The country employed 59.66 crore people in 2022-23 across 27 industries, with year-on-year employment growth of 3.31%, contributing to a 6.6% change in the gross value addition, according to the RBI data published on July 8.
The ‘Measuring Productivity at the Industry Level – The India KLEMS Database’ report comes days after a Citibank report highlighted the inability of the country to create enough jobs for all.
The KLEMS data covers 27 industries including Agriculture, Manufacturing, Financial Services, Education and Health from 1980-81 to 2022-23. The report compares a diverse range of indicators including Gross Value Added (GVA), Gross Value of Output (GVO), Labour Employment (L), Labour Quality (LQ), Capital Stock (K), Labour Productivity (LP) and Total Factor Productivity (TFP). The dataset provides sectoral estimates as well, comprising the agriculture, manufacturing and services sectors.
The agriculture and allied industry saw a nominal Y-o-Y growth of 1.9% in employment of 25.3 crore individuals in 2022-23. While employment growth rate in the service sector declined from 3.8% in 2021-22 to 3.3% in 2022-23, value addition growth rate increased from 8.7% to 9.4% in 2022-23. The manufacturing sector saw a decline in GVA growth rates with a slight increase of 2.7% in employment in 2022-23.
“The production and publication of the India KLEMS database are meant to support empirical research in the area of economic growth and its sources,” RBI said. RBI emphasised that the data will support the conduct of policies which intend towards acceleration of productivity growth in the economy.

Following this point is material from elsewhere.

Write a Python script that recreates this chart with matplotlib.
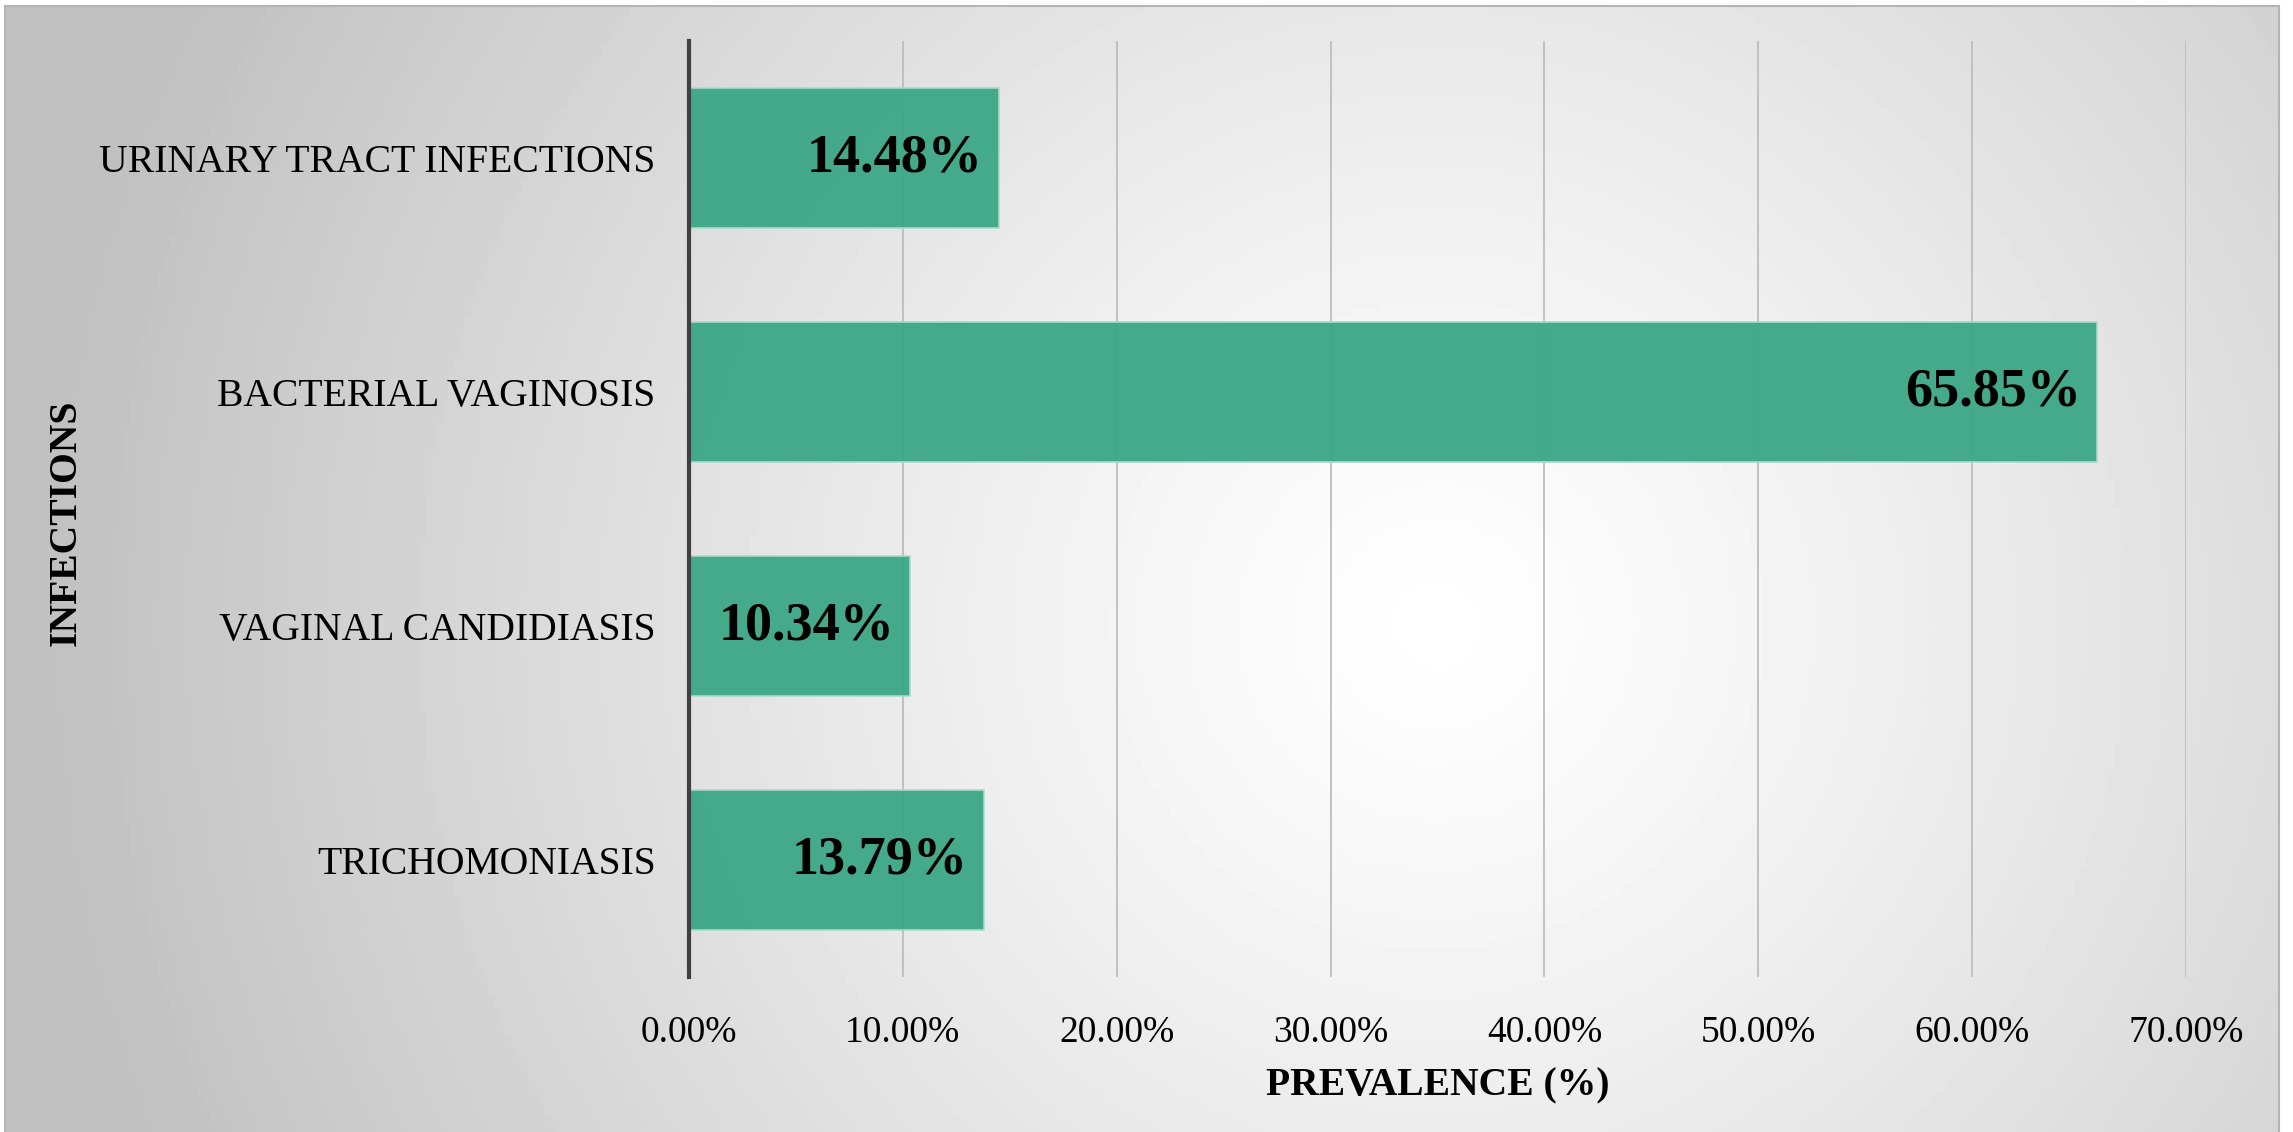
import matplotlib
matplotlib.use("Agg")
from matplotlib import pyplot as plt
import numpy as np

infections = ["URINARY TRACT INFECTIONS", "BACTERIAL VAGINOSIS",
              "VAGINAL CANDIDIASIS", "TRICHOMONIASIS"]
prevalence = [14.48, 65.85, 10.34, 13.79]
xticks = [0, 10, 20, 30, 40, 50, 60, 70]

plt.rcParams['font.family'] = ['Liberation Serif', 'DejaVu Serif']

W, H = 2293, 1132
fig = plt.figure(figsize=(W / 100, H / 100), dpi=100)
fig.patch.set_facecolor("white")

# radial grey background behind the chart
bg = fig.add_axes([5 / W, 0, (2279 - 5) / W, (H - 6) / H])
gx, gy = np.meshgrid(np.linspace(0, 1, 400), np.linspace(0, 1, 200))
cx, cy = 0.63, 0.55
dist = np.sqrt(((gx - cx) * 2.0) ** 2 + (gy - cy) ** 2)
dist = dist / dist.max()
shade = 1.0 - 0.25 * np.clip(dist * 1.1, 0, 1) ** 1.2
bg.imshow(shade, cmap="gray", vmin=0, vmax=1, aspect="auto",
          extent=[0, 1, 0, 1], origin="upper")
bg.set_xticks([])
bg.set_yticks([])
for s in bg.spines.values():
    s.set_color("#b4b4b4")
    s.set_linewidth(1.5)
bg.spines["bottom"].set_visible(False)

ax = fig.add_axes([689 / W, 1 - 977 / H, (2186 - 689) / W, (977 - 41) / H])
ax.patch.set_alpha(0)
pos = np.arange(len(infections))
bars = ax.barh(pos, prevalence, height=0.6, color="#3fa888", alpha=0.97,
               edgecolor="#a8dccb", linewidth=1.2, zorder=3)
ax.set_ylim(len(infections) - 0.5, -0.5)
ax.set_xlim(0, 70)
ax.set_xticks(xticks)
ax.set_xticklabels(["%.2f%%" % t for t in xticks], fontsize=27)
ax.set_yticks(pos)
ax.set_yticklabels(infections, fontsize=28.5)
ax.tick_params(axis="both", length=0)
ax.tick_params(axis="x", pad=28)
ax.tick_params(axis="y", pad=24)
ax.grid(axis="x", color="#bdbdbd", linewidth=1.3, zorder=0)
for s in ["top", "right", "bottom"]:
    ax.spines[s].set_visible(False)
ax.spines["left"].set_color("#404040")
ax.spines["left"].set_linewidth(3)
ax.spines["left"].set_zorder(4)

for p, v in zip(pos, prevalence):
    ax.annotate("%.2f%%" % v, xy=(v, p), xytext=(-16, 0),
                textcoords="offset pixels",
                ha="right", va="center", fontsize=39, fontweight="bold",
                zorder=5)

ax.set_xlabel("PREVALENCE (%)", fontsize=28.5, fontweight="bold", labelpad=12)
ax.set_ylabel("INFECTIONS", fontsize=28.5, fontweight="bold", labelpad=0)
ax.yaxis.set_label_coords(-0.404, 0.485)

fig.savefig("out.png", dpi=100)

The Citibank report, that preceded this data release, stated that even a near 7% GDP growth rate will create only 8-9 million jobs and might not fulfil the job requirement over the next decade. The Ministry of Labour and Employment yesterday responded to the report’s claims with a rebuttal, claiming that the group fails to account for the comprehensive and positive employment data available from official sources.
Quoting data from the Perioding Labour Force Survey and RBI, the Ministry said that the country has generated more than 8 crore employment opportunities between 2017-18 and 2021-22, translating into an average of over 2 crore jobs each year, despite an adverse impact of COVID-19 pandemic.
“This significant employment creation demonstrates the effectiveness of various government initiatives aimed at boosting employment across sectors,” the statement said.
The government argued that the Annual PLFS report gives a more optimistic picture of the Indian job market as the labour force participation has increased from 49.8% in 2017-18 to 57.9% in 2022-23 aside from improvement in other indicators. In the year 2023-24, over 1.3 crore subscribers joined EPFO which is more than twice the number of subscribers who joined EPFO in 2018-19 showing an increase in formally employed workers. The government also shared that the Indian Staffing Federation (ISF) informed the former about the employment of about 54 lakh formal contract workers and the unfulfilment of nearly 30% of demand across manufacturing, retail, and banking due to talent shortages and labour mobility. The Ministry expects robust growth of the gig economy that again substantiates India's potential to generate diverse employment opportunities.
The government argued that conclusions based on private data sources can be misleading as these use their own derived definition of employment with a methodology often critiqued for not being as representative as official data sources and that selective data chosen by their authors undermines the credibility of their analysis.